Mushroom Poisoning At Gold Age Villa Senior Care Facility Claims Fourth Life [Video]


Authorities say a fourth person has died from eating poisonous mushrooms at a senior care facility in Loomis, California.

According USA Today, the woman, identified as Dorothy Mary Hart, passed away Tuesday after consuming a soup that contained toxic mushrooms earlier in the month.

As reported by The Inquisitr’s Patrick Frye, three others at the Gold Age Villa in Northern California died previously from ingesting the mushrooms in an incident sheriff’s investigators have previously characterized as a tragic accident.

The soup was quickly pinpointed as the cause behind the poisonings due to the fact that the only person living at the senior home who did not get sick also did not eat dinner that night.

A caretaker who prepared the soup, who was also among those sickened, apparently picked the mushrooms from the backyard of the six-bed care facility and did not know they were poisonous.

“This is an ongoing tragedy, an unfortunate accident,” said Dena Erwin, spokeswoman for the sheriff’s office.

The other people who have died were identified as 86-year-old Barbara Lopes; 73-year-old Teresa Olesniewicz and 90-year-old Frank Warren Blodgett.

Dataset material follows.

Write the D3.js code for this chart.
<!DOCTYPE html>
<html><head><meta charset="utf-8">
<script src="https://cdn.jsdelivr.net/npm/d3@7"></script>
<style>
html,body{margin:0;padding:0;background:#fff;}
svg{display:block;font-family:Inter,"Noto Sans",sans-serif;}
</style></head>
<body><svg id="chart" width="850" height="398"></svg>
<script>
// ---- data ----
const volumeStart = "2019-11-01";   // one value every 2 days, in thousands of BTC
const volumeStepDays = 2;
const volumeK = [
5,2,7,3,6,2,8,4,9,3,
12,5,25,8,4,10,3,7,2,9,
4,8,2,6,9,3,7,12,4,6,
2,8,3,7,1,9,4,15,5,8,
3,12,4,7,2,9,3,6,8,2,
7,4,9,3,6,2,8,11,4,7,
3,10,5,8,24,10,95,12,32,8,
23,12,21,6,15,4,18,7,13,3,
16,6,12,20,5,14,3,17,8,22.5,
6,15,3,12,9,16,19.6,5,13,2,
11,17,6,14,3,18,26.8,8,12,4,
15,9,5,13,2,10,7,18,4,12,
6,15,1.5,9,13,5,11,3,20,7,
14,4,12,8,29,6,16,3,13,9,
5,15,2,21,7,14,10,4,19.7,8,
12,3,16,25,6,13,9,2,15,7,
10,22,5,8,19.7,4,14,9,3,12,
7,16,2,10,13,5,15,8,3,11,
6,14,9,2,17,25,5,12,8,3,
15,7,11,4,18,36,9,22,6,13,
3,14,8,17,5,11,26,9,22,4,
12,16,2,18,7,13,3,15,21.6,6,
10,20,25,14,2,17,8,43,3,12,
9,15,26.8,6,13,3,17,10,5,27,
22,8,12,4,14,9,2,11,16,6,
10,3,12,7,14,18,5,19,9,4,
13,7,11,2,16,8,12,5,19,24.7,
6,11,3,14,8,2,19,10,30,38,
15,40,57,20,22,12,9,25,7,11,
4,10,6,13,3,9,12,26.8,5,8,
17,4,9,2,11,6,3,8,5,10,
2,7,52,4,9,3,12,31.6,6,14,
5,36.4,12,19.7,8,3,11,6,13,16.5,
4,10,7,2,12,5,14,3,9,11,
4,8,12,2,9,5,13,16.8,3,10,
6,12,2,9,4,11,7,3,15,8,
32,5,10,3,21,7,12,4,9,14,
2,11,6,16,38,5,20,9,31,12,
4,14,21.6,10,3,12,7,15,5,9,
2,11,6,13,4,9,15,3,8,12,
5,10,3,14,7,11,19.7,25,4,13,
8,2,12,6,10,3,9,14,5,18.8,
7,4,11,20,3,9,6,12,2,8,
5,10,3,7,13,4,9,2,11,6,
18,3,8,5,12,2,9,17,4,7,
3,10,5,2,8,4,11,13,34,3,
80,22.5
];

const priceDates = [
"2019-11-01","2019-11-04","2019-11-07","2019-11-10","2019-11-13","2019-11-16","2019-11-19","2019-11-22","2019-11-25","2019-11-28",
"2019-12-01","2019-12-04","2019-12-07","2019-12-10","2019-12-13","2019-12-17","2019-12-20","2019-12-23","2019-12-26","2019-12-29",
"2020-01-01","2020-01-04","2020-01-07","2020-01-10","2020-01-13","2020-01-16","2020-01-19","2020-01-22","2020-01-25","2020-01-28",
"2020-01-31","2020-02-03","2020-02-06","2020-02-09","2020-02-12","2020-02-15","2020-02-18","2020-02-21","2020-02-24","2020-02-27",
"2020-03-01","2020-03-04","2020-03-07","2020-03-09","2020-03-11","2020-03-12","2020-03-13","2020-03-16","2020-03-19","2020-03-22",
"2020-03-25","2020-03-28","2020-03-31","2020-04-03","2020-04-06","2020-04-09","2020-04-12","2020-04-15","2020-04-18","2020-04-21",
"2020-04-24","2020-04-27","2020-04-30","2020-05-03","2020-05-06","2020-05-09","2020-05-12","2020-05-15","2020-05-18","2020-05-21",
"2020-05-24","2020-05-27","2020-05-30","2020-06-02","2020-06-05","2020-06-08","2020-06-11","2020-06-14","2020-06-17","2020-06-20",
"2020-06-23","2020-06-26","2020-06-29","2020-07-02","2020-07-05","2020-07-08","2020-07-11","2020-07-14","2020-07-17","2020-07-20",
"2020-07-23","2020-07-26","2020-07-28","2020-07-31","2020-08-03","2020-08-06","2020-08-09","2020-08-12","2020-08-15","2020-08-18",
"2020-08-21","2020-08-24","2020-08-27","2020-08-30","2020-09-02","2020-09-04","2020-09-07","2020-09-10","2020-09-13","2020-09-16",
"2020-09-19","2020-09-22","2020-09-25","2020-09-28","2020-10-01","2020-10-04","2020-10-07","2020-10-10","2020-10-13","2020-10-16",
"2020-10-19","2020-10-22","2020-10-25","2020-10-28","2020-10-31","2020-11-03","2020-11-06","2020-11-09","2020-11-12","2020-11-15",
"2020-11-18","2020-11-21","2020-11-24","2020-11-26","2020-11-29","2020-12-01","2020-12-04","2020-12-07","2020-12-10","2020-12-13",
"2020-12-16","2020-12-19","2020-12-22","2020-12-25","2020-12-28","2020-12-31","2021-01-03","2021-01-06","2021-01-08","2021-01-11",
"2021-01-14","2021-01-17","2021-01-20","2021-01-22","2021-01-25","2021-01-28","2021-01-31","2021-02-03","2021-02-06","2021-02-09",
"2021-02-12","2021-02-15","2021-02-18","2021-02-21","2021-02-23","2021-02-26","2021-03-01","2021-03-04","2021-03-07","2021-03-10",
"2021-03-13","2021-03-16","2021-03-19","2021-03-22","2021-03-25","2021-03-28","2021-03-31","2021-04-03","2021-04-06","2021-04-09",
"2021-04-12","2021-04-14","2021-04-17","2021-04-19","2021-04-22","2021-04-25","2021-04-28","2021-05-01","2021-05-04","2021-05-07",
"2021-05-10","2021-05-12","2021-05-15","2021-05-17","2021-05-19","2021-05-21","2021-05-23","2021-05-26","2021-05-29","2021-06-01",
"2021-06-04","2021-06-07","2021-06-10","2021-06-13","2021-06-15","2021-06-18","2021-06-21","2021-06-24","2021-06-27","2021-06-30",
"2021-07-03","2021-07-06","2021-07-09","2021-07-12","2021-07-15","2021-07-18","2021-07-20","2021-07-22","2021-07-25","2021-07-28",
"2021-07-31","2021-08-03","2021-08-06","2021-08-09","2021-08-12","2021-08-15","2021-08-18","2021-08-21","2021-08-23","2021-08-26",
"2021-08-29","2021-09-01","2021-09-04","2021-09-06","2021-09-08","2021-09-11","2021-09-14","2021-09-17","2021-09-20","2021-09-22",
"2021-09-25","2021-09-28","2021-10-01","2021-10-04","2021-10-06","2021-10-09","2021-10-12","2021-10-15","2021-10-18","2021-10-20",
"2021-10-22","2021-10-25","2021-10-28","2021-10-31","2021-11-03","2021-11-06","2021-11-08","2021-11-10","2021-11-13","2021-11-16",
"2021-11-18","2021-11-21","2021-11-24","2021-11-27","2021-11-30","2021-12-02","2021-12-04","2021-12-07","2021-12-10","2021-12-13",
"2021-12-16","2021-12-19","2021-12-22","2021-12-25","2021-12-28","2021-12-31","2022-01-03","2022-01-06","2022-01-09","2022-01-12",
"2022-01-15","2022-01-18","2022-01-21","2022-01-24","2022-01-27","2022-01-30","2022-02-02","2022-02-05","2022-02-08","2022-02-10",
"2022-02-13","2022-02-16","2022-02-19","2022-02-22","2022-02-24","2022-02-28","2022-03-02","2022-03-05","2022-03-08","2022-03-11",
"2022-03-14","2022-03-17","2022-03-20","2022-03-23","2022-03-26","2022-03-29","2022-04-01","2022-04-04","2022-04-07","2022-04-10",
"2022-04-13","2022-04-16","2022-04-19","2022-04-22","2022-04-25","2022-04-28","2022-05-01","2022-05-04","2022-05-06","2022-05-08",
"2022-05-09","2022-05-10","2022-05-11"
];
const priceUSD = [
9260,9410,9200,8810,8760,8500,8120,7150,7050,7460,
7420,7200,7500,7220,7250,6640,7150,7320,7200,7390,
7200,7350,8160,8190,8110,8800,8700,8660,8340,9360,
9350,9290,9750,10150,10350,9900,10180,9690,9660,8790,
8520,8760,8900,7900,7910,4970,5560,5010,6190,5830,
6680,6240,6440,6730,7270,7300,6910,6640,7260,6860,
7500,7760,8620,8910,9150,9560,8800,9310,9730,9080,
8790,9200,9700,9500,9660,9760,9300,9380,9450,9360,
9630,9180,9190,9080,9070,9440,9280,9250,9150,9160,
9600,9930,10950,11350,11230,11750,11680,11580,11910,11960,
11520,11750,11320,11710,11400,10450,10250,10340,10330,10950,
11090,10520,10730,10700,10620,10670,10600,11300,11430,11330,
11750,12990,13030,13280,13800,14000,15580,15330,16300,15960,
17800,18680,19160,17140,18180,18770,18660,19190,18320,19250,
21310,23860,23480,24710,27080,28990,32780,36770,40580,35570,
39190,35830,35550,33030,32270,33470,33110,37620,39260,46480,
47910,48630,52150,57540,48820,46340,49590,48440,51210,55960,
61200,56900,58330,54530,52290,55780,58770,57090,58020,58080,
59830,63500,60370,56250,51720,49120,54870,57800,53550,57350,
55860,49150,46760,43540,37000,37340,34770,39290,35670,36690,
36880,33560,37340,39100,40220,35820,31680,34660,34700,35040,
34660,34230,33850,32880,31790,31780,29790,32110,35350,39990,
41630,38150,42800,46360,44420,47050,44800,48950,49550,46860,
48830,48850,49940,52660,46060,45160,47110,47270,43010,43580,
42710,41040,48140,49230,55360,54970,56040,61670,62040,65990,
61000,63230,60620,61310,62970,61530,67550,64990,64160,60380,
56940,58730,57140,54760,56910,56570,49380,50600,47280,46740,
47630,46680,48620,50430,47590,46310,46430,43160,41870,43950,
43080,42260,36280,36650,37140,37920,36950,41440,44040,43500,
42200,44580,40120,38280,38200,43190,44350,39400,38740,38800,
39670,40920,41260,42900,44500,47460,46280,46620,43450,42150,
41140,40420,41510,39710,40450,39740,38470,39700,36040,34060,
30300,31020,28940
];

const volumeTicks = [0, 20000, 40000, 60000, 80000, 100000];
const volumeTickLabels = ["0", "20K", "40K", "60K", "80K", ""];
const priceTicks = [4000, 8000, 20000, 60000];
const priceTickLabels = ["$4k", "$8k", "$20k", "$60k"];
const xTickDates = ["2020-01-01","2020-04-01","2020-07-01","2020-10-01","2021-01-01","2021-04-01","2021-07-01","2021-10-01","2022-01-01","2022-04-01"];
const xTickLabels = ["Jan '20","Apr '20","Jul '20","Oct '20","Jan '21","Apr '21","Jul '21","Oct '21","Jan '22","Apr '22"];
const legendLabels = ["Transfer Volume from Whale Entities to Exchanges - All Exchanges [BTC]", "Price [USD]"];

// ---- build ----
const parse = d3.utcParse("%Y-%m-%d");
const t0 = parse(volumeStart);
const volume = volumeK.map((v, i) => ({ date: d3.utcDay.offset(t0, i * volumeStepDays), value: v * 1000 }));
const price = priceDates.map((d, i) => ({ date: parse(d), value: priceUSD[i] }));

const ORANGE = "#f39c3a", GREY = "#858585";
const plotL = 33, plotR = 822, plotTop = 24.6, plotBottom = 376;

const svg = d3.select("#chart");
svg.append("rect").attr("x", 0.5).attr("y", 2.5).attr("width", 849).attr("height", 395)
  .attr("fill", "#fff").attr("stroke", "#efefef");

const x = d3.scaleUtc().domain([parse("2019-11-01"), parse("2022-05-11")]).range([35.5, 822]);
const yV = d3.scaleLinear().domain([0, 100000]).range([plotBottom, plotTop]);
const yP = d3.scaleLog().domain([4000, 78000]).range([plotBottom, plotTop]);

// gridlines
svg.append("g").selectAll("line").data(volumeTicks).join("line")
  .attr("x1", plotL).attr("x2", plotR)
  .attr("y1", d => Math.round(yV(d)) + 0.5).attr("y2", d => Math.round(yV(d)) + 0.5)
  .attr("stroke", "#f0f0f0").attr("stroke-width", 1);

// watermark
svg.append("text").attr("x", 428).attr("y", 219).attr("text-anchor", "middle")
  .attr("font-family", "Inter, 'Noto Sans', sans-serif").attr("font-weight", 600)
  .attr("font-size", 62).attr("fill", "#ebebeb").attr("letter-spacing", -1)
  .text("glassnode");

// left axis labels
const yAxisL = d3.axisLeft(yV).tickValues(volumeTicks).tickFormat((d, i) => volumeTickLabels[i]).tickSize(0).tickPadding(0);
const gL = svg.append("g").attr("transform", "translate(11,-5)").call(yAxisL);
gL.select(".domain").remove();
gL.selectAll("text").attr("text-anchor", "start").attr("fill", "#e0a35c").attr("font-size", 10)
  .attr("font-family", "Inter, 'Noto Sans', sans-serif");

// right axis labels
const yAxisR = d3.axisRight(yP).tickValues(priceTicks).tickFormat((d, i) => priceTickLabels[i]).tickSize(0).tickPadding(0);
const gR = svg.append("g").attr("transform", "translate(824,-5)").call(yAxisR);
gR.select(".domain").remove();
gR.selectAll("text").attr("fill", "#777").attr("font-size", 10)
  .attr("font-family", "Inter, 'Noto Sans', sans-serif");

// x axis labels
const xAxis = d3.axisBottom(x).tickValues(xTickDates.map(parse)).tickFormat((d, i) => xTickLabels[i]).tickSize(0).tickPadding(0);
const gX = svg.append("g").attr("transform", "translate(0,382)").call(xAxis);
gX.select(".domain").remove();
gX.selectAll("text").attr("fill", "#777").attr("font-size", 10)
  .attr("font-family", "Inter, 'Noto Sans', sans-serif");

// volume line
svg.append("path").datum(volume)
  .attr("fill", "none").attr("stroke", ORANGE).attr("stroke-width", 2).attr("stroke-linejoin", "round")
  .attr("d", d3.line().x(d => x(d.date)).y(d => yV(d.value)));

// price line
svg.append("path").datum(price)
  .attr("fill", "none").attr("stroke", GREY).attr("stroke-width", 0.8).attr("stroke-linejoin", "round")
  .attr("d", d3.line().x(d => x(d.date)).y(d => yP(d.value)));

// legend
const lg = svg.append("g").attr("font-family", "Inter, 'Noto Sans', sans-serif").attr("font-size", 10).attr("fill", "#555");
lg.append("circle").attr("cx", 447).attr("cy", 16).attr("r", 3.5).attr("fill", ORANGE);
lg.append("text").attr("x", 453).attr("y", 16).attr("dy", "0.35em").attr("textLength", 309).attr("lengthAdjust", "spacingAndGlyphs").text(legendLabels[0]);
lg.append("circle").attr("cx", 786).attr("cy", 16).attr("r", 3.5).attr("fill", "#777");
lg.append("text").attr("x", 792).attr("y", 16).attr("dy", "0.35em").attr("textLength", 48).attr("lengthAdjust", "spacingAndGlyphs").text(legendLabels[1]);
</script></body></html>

According to Dr. Kent R. Olson, medical director of the San Francisco division of the California Poison Control System, vomiting and diarrhea associated with mushroom poisoning can take 12 hours or longer to develop, which often makes it difficult to diagnose.

The loss of fluids can cause kidney failure, but the poisons attack the liver and stop the organ from producing normal proteins. The victim usually falls into a coma, and the liver eventually shuts down and dies.

California recorded 1,700 cases of mushroom-related illnesses from 2009 to 2010, including two deaths.